Enclosure, Dunmore, Co. Kilkenny
Co. Kilkenny |
Enclosures
On a gravel ridge above the eastern edge of the Nore river valley in County Kilkenny, there is a circular enclosure that nobody walking the ground would ever know was there.
About twenty metres across and defined by a fosse, a type of external ditch that typically marks the boundary of an enclosed settlement or ceremonial space, it leaves no mark on the surface of the rolling grassland. It exists, to all practical purposes, only from the air.
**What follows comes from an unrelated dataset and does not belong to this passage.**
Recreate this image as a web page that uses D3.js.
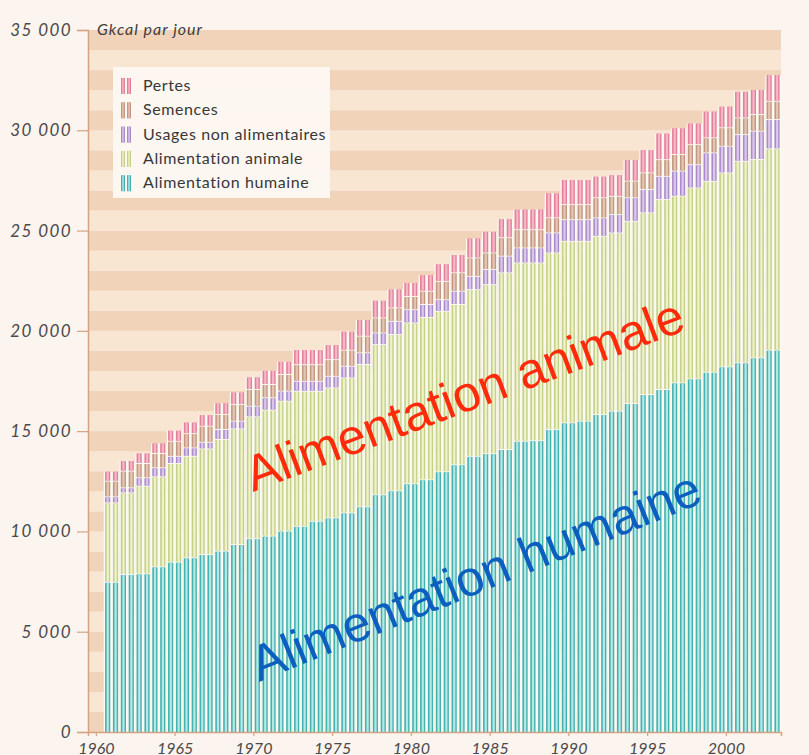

The enclosure came to light as a cropmark on an aerial photograph taken on 10 July 1973, part of the Cambridge University Collection of Aerial Photography. Cropmarks appear when buried features such as ditches or walls affect how vegetation grows above them; a filled-in fosse retains more moisture than the surrounding soil, producing a strip of lusher or differently coloured crop that, under the right conditions, becomes legible from altitude. The Dunmore example sits on top of a NW-SE gravel ridge, a position that would have offered its original occupants fair to good views across the valley in most directions, a consideration that recurs repeatedly in the siting of early enclosures across Ireland. A second enclosure lies roughly eighty metres to the northwest, suggesting this was not an isolated feature in the ancient landscape but part of something more organised, though the relationship between the two remains unexcavated and unexplained.
Because the enclosure is invisible at ground level, there is nothing to pick out on a walk through the area, and its precise character, whether domestic, agricultural, or otherwise, cannot be determined without further investigation. What the aerial photograph preserves is essentially a shadow, the faint outline of a boundary that someone once considered worth digging, on a ridge above a river valley, at some point deep enough in the past that the land has long since smoothed over it.